The request >> Leaving out the pictures, retype all the material exactly.

Material provided >>
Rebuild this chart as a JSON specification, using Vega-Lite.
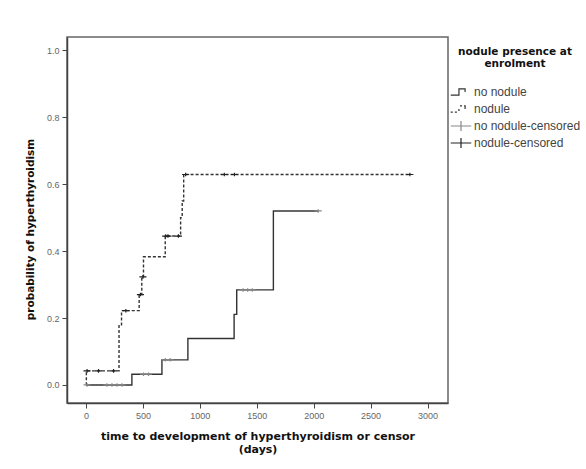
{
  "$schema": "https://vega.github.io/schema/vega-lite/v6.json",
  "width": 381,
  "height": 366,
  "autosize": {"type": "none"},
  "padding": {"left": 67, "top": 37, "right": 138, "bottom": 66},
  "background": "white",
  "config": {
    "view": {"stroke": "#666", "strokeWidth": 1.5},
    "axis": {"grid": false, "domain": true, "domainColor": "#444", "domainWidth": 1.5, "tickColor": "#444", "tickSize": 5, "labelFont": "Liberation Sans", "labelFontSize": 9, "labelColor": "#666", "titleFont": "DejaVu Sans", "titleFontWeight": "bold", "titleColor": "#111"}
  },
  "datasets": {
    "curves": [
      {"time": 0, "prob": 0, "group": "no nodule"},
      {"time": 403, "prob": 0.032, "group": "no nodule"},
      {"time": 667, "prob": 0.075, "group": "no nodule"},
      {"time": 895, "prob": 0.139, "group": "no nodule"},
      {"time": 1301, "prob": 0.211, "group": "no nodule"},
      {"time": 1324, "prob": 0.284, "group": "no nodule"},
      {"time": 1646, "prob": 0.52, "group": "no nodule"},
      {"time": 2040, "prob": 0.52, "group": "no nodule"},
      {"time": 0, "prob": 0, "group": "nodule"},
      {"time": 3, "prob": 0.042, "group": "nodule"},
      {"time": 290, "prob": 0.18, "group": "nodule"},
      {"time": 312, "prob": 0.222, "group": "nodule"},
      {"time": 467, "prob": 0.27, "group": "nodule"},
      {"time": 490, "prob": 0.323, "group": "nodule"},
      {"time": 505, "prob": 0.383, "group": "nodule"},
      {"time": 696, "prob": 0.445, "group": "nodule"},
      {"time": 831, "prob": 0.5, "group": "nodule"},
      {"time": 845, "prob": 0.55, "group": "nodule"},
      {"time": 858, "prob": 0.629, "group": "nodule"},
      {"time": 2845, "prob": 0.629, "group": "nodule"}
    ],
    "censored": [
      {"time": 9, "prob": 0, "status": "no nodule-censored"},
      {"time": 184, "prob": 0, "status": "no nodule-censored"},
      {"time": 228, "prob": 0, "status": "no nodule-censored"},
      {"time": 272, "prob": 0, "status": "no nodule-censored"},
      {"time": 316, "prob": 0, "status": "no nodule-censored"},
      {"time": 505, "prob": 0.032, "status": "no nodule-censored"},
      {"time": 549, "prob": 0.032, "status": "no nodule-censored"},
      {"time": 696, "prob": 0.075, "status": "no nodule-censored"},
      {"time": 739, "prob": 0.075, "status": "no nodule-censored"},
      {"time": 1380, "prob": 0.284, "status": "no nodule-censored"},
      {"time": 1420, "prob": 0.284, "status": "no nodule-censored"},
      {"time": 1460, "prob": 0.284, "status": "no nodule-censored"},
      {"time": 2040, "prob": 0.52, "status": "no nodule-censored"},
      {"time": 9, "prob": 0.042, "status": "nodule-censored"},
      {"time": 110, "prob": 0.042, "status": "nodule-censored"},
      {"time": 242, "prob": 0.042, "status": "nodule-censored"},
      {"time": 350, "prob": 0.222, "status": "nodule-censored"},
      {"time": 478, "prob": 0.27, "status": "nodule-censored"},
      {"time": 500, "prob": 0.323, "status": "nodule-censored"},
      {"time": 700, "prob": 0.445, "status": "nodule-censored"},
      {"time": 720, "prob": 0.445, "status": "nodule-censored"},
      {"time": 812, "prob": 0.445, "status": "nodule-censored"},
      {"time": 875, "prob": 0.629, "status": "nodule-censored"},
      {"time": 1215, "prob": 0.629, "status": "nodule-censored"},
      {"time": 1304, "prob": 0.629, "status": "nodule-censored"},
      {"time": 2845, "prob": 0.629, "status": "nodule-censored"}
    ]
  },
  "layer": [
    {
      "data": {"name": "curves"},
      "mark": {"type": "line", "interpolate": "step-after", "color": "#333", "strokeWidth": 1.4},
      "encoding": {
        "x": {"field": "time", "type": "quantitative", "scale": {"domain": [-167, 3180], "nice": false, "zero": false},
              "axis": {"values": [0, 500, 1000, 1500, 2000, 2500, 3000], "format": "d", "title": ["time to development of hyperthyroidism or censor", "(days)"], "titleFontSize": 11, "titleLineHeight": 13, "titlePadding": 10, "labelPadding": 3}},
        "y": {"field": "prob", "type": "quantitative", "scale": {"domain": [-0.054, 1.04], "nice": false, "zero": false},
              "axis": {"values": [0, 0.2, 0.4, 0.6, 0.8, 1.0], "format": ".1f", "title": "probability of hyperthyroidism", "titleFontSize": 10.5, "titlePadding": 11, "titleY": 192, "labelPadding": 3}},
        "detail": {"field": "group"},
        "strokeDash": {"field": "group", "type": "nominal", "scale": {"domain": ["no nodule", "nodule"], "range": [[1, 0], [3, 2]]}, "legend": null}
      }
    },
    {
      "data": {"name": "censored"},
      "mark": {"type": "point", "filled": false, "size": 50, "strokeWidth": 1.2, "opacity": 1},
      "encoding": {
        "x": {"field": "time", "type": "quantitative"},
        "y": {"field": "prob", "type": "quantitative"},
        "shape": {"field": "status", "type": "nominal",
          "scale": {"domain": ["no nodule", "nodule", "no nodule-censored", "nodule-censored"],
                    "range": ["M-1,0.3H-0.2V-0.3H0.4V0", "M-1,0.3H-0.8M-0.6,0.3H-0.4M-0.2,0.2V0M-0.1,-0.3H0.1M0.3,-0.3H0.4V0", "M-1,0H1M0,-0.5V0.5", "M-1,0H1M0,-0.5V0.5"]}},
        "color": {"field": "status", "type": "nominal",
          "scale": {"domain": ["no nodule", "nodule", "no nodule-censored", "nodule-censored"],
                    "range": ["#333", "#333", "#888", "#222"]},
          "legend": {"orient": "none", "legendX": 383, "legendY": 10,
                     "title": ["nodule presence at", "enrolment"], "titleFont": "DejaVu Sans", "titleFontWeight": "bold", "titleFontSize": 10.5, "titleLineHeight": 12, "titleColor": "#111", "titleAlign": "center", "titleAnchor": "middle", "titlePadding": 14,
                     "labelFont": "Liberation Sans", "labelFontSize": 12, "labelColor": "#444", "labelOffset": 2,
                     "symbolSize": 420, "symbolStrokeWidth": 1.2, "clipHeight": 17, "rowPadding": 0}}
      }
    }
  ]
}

In response >>
Rebuild this chart as a JSON specification, using Vega-Lite.
{
  "$schema": "https://vega.github.io/schema/vega-lite/v6.json",
  "width": 381,
  "height": 366,
  "autosize": {"type": "none"},
  "padding": {"left": 67, "top": 37, "right": 138, "bottom": 66},
  "background": "white",
  "config": {
    "view": {"stroke": "#666", "strokeWidth": 1.5},
    "axis": {"grid": false, "domain": true, "domainColor": "#444", "domainWidth": 1.5, "tickColor": "#444", "tickSize": 5, "labelFont": "Liberation Sans", "labelFontSize": 9, "labelColor": "#666", "titleFont": "DejaVu Sans", "titleFontWeight": "bold", "titleColor": "#111"}
  },
  "datasets": {
    "curves": [
      {"time": 0, "prob": 0, "group": "no nodule"},
      {"time": 403, "prob": 0.032, "group": "no nodule"},
      {"time": 667, "prob": 0.075, "group": "no nodule"},
      {"time": 895, "prob": 0.139, "group": "no nodule"},
      {"time": 1301, "prob": 0.211, "group": "no nodule"},
      {"time": 1324, "prob": 0.284, "group": "no nodule"},
      {"time": 1646, "prob": 0.52, "group": "no nodule"},
      {"time": 2040, "prob": 0.52, "group": "no nodule"},
      {"time": 0, "prob": 0, "group": "nodule"},
      {"time": 3, "prob": 0.042, "group": "nodule"},
      {"time": 290, "prob": 0.18, "group": "nodule"},
      {"time": 312, "prob": 0.222, "group": "nodule"},
      {"time": 467, "prob": 0.27, "group": "nodule"},
      {"time": 490, "prob": 0.323, "group": "nodule"},
      {"time": 505, "prob": 0.383, "group": "nodule"},
      {"time": 696, "prob": 0.445, "group": "nodule"},
      {"time": 831, "prob": 0.5, "group": "nodule"},
      {"time": 845, "prob": 0.55, "group": "nodule"},
      {"time": 858, "prob": 0.629, "group": "nodule"},
      {"time": 2845, "prob": 0.629, "group": "nodule"}
    ],
    "censored": [
      {"time": 9, "prob": 0, "status": "no nodule-censored"},
      {"time": 184, "prob": 0, "status": "no nodule-censored"},
      {"time": 228, "prob": 0, "status": "no nodule-censored"},
      {"time": 272, "prob": 0, "status": "no nodule-censored"},
      {"time": 316, "prob": 0, "status": "no nodule-censored"},
      {"time": 505, "prob": 0.032, "status": "no nodule-censored"},
      {"time": 549, "prob": 0.032, "status": "no nodule-censored"},
      {"time": 696, "prob": 0.075, "status": "no nodule-censored"},
      {"time": 739, "prob": 0.075, "status": "no nodule-censored"},
      {"time": 1380, "prob": 0.284, "status": "no nodule-censored"},
      {"time": 1420, "prob": 0.284, "status": "no nodule-censored"},
      {"time": 1460, "prob": 0.284, "status": "no nodule-censored"},
      {"time": 2040, "prob": 0.52, "status": "no nodule-censored"},
      {"time": 9, "prob": 0.042, "status": "nodule-censored"},
      {"time": 110, "prob": 0.042, "status": "nodule-censored"},
      {"time": 242, "prob": 0.042, "status": "nodule-censored"},
      {"time": 350, "prob": 0.222, "status": "nodule-censored"},
      {"time": 478, "prob": 0.27, "status": "nodule-censored"},
      {"time": 500, "prob": 0.323, "status": "nodule-censored"},
      {"time": 700, "prob": 0.445, "status": "nodule-censored"},
      {"time": 720, "prob": 0.445, "status": "nodule-censored"},
      {"time": 812, "prob": 0.445, "status": "nodule-censored"},
      {"time": 875, "prob": 0.629, "status": "nodule-censored"},
      {"time": 1215, "prob": 0.629, "status": "nodule-censored"},
      {"time": 1304, "prob": 0.629, "status": "nodule-censored"},
      {"time": 2845, "prob": 0.629, "status": "nodule-censored"}
    ]
  },
  "layer": [
    {
      "data": {"name": "curves"},
      "mark": {"type": "line", "interpolate": "step-after", "color": "#333", "strokeWidth": 1.4},
      "encoding": {
        "x": {"field": "time", "type": "quantitative", "scale": {"domain": [-167, 3180], "nice": false, "zero": false},
              "axis": {"values": [0, 500, 1000, 1500, 2000, 2500, 3000], "format": "d", "title": ["time to development of hyperthyroidism or censor", "(days)"], "titleFontSize": 11, "titleLineHeight": 13, "titlePadding": 10, "labelPadding": 3}},
        "y": {"field": "prob", "type": "quantitative", "scale": {"domain": [-0.054, 1.04], "nice": false, "zero": false},
              "axis": {"values": [0, 0.2, 0.4, 0.6, 0.8, 1.0], "format": ".1f", "title": "probability of hyperthyroidism", "titleFontSize": 10.5, "titlePadding": 11, "titleY": 192, "labelPadding": 3}},
        "detail": {"field": "group"},
        "strokeDash": {"field": "group", "type": "nominal", "scale": {"domain": ["no nodule", "nodule"], "range": [[1, 0], [3, 2]]}, "legend": null}
      }
    },
    {
      "data": {"name": "censored"},
      "mark": {"type": "point", "filled": false, "size": 50, "strokeWidth": 1.2, "opacity": 1},
      "encoding": {
        "x": {"field": "time", "type": "quantitative"},
        "y": {"field": "prob", "type": "quantitative"},
        "shape": {"field": "status", "type": "nominal",
          "scale": {"domain": ["no nodule", "nodule", "no nodule-censored", "nodule-censored"],
                    "range": ["M-1,0.3H-0.2V-0.3H0.4V0", "M-1,0.3H-0.8M-0.6,0.3H-0.4M-0.2,0.2V0M-0.1,-0.3H0.1M0.3,-0.3H0.4V0", "M-1,0H1M0,-0.5V0.5", "M-1,0H1M0,-0.5V0.5"]}},
        "color": {"field": "status", "type": "nominal",
          "scale": {"domain": ["no nodule", "nodule", "no nodule-censored", "nodule-censored"],
                    "range": ["#333", "#333", "#888", "#222"]},
          "legend": {"orient": "none", "legendX": 383, "legendY": 10,
                     "title": ["nodule presence at", "enrolment"], "titleFont": "DejaVu Sans", "titleFontWeight": "bold", "titleFontSize": 10.5, "titleLineHeight": 12, "titleColor": "#111", "titleAlign": "center", "titleAnchor": "middle", "titlePadding": 14,
                     "labelFont": "Liberation Sans", "labelFontSize": 12, "labelColor": "#444", "labelOffset": 2,
                     "symbolSize": 420, "symbolStrokeWidth": 1.2, "clipHeight": 17, "rowPadding": 0}}
      }
    }
  ]
}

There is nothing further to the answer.